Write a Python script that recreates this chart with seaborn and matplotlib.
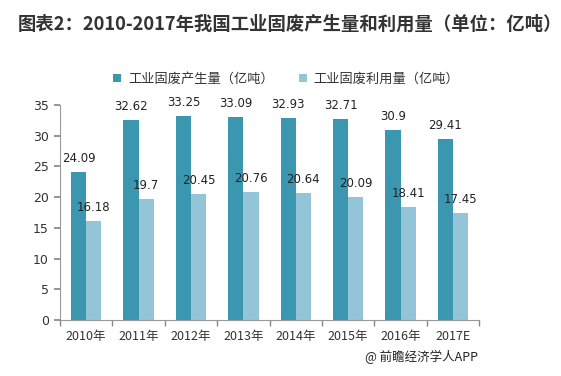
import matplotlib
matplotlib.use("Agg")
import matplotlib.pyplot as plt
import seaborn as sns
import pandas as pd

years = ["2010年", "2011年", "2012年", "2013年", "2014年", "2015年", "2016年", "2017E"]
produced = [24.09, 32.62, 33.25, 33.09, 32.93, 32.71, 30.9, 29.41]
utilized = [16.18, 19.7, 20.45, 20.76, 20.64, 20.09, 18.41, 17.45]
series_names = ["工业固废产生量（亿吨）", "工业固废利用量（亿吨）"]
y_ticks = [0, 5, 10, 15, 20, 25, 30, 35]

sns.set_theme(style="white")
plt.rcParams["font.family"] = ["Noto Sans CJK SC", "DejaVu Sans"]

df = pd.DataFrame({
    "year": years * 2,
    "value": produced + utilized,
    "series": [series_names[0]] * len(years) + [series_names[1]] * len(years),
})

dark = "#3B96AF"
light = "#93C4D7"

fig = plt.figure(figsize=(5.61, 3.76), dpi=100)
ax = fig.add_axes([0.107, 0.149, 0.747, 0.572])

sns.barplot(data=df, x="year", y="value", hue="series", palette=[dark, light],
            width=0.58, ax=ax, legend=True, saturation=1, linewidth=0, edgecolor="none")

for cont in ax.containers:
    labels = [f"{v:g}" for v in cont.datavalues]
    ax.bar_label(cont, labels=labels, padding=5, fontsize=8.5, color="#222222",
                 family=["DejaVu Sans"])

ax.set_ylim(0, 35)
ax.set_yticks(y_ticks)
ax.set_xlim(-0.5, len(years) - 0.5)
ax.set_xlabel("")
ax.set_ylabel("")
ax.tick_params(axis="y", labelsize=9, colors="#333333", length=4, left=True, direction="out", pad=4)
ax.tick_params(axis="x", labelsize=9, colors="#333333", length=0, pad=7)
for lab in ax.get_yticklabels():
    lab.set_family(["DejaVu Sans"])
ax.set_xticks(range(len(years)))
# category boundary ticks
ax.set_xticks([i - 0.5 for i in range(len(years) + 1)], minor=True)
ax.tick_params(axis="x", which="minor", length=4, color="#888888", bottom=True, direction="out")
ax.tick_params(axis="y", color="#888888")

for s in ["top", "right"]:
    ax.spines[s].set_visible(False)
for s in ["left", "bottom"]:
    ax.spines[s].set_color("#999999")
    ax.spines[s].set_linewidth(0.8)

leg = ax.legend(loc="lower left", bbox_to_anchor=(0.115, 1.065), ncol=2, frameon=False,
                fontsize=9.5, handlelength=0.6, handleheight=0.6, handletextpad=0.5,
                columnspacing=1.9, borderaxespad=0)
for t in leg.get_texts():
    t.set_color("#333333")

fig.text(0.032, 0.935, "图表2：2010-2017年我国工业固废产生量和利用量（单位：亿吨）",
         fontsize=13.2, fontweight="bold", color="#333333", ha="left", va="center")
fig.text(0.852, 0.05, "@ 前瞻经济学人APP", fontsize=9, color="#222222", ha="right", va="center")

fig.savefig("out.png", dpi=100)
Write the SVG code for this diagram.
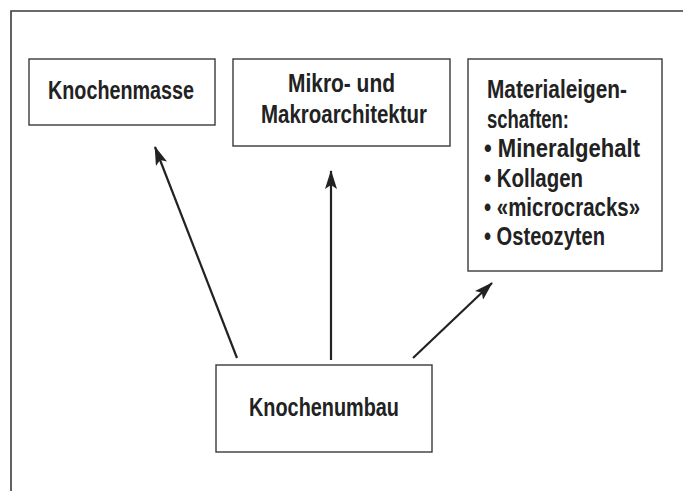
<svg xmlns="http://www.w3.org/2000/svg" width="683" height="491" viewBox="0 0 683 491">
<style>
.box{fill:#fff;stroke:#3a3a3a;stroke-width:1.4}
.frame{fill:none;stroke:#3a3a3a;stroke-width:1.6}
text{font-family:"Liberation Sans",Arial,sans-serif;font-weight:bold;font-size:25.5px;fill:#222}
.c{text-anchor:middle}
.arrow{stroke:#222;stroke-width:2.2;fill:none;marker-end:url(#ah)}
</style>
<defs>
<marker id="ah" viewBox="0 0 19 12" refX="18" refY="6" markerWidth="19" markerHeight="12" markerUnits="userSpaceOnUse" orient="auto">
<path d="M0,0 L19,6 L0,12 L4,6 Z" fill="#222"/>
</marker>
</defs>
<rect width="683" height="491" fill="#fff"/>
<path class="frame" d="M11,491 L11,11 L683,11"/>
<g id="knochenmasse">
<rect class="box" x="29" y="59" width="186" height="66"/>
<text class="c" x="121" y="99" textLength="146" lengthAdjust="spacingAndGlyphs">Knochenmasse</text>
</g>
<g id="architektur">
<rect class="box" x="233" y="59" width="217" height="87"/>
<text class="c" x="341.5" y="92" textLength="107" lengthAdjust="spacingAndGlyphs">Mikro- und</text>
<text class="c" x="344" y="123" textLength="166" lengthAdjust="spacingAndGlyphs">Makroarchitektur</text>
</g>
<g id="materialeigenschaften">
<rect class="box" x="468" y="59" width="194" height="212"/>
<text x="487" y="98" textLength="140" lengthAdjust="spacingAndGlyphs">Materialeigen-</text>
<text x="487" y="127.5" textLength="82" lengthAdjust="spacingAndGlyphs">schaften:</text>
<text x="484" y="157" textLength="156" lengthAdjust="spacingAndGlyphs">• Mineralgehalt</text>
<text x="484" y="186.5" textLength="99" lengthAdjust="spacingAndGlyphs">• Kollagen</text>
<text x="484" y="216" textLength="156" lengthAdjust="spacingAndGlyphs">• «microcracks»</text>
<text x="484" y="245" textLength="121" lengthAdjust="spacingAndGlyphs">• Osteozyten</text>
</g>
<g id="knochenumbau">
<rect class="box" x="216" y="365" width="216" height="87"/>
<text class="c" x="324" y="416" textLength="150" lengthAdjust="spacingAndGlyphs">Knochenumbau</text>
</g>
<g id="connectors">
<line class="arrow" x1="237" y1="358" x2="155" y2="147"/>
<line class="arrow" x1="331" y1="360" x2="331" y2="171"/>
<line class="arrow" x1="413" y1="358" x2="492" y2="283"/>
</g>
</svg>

## [WORK TO DO]
Reproduce each entry precisely. Leave the pictures out.

## [EXERCISE OUTPUT]
Write a Python script that recreates this chart with seaborn and matplotlib.
import matplotlib
matplotlib.use("Agg")
import matplotlib.pyplot as plt
import seaborn as sns
import pandas as pd

years = ["2010年", "2011年", "2012年", "2013年", "2014年", "2015年", "2016年", "2017E"]
produced = [24.09, 32.62, 33.25, 33.09, 32.93, 32.71, 30.9, 29.41]
utilized = [16.18, 19.7, 20.45, 20.76, 20.64, 20.09, 18.41, 17.45]
series_names = ["工业固废产生量（亿吨）", "工业固废利用量（亿吨）"]
y_ticks = [0, 5, 10, 15, 20, 25, 30, 35]

sns.set_theme(style="white")
plt.rcParams["font.family"] = ["Noto Sans CJK SC", "DejaVu Sans"]

df = pd.DataFrame({
    "year": years * 2,
    "value": produced + utilized,
    "series": [series_names[0]] * len(years) + [series_names[1]] * len(years),
})

dark = "#3B96AF"
light = "#93C4D7"

fig = plt.figure(figsize=(5.61, 3.76), dpi=100)
ax = fig.add_axes([0.107, 0.149, 0.747, 0.572])

sns.barplot(data=df, x="year", y="value", hue="series", palette=[dark, light],
            width=0.58, ax=ax, legend=True, saturation=1, linewidth=0, edgecolor="none")

for cont in ax.containers:
    labels = [f"{v:g}" for v in cont.datavalues]
    ax.bar_label(cont, labels=labels, padding=5, fontsize=8.5, color="#222222",
                 family=["DejaVu Sans"])

ax.set_ylim(0, 35)
ax.set_yticks(y_ticks)
ax.set_xlim(-0.5, len(years) - 0.5)
ax.set_xlabel("")
ax.set_ylabel("")
ax.tick_params(axis="y", labelsize=9, colors="#333333", length=4, left=True, direction="out", pad=4)
ax.tick_params(axis="x", labelsize=9, colors="#333333", length=0, pad=7)
for lab in ax.get_yticklabels():
    lab.set_family(["DejaVu Sans"])
ax.set_xticks(range(len(years)))
# category boundary ticks
ax.set_xticks([i - 0.5 for i in range(len(years) + 1)], minor=True)
ax.tick_params(axis="x", which="minor", length=4, color="#888888", bottom=True, direction="out")
ax.tick_params(axis="y", color="#888888")

for s in ["top", "right"]:
    ax.spines[s].set_visible(False)
for s in ["left", "bottom"]:
    ax.spines[s].set_color("#999999")
    ax.spines[s].set_linewidth(0.8)

leg = ax.legend(loc="lower left", bbox_to_anchor=(0.115, 1.065), ncol=2, frameon=False,
                fontsize=9.5, handlelength=0.6, handleheight=0.6, handletextpad=0.5,
                columnspacing=1.9, borderaxespad=0)
for t in leg.get_texts():
    t.set_color("#333333")

fig.text(0.032, 0.935, "图表2：2010-2017年我国工业固废产生量和利用量（单位：亿吨）",
         fontsize=13.2, fontweight="bold", color="#333333", ha="left", va="center")
fig.text(0.852, 0.05, "@ 前瞻经济学人APP", fontsize=9, color="#222222", ha="right", va="center")

fig.savefig("out.png", dpi=100)
Write the SVG code for this diagram.
<svg xmlns="http://www.w3.org/2000/svg" width="683" height="491" viewBox="0 0 683 491">
<style>
.box{fill:#fff;stroke:#3a3a3a;stroke-width:1.4}
.frame{fill:none;stroke:#3a3a3a;stroke-width:1.6}
text{font-family:"Liberation Sans",Arial,sans-serif;font-weight:bold;font-size:25.5px;fill:#222}
.c{text-anchor:middle}
.arrow{stroke:#222;stroke-width:2.2;fill:none;marker-end:url(#ah)}
</style>
<defs>
<marker id="ah" viewBox="0 0 19 12" refX="18" refY="6" markerWidth="19" markerHeight="12" markerUnits="userSpaceOnUse" orient="auto">
<path d="M0,0 L19,6 L0,12 L4,6 Z" fill="#222"/>
</marker>
</defs>
<rect width="683" height="491" fill="#fff"/>
<path class="frame" d="M11,491 L11,11 L683,11"/>
<g id="knochenmasse">
<rect class="box" x="29" y="59" width="186" height="66"/>
<text class="c" x="121" y="99" textLength="146" lengthAdjust="spacingAndGlyphs">Knochenmasse</text>
</g>
<g id="architektur">
<rect class="box" x="233" y="59" width="217" height="87"/>
<text class="c" x="341.5" y="92" textLength="107" lengthAdjust="spacingAndGlyphs">Mikro- und</text>
<text class="c" x="344" y="123" textLength="166" lengthAdjust="spacingAndGlyphs">Makroarchitektur</text>
</g>
<g id="materialeigenschaften">
<rect class="box" x="468" y="59" width="194" height="212"/>
<text x="487" y="98" textLength="140" lengthAdjust="spacingAndGlyphs">Materialeigen-</text>
<text x="487" y="127.5" textLength="82" lengthAdjust="spacingAndGlyphs">schaften:</text>
<text x="484" y="157" textLength="156" lengthAdjust="spacingAndGlyphs">• Mineralgehalt</text>
<text x="484" y="186.5" textLength="99" lengthAdjust="spacingAndGlyphs">• Kollagen</text>
<text x="484" y="216" textLength="156" lengthAdjust="spacingAndGlyphs">• «microcracks»</text>
<text x="484" y="245" textLength="121" lengthAdjust="spacingAndGlyphs">• Osteozyten</text>
</g>
<g id="knochenumbau">
<rect class="box" x="216" y="365" width="216" height="87"/>
<text class="c" x="324" y="416" textLength="150" lengthAdjust="spacingAndGlyphs">Knochenumbau</text>
</g>
<g id="connectors">
<line class="arrow" x1="237" y1="358" x2="155" y2="147"/>
<line class="arrow" x1="331" y1="360" x2="331" y2="171"/>
<line class="arrow" x1="413" y1="358" x2="492" y2="283"/>
</g>
</svg>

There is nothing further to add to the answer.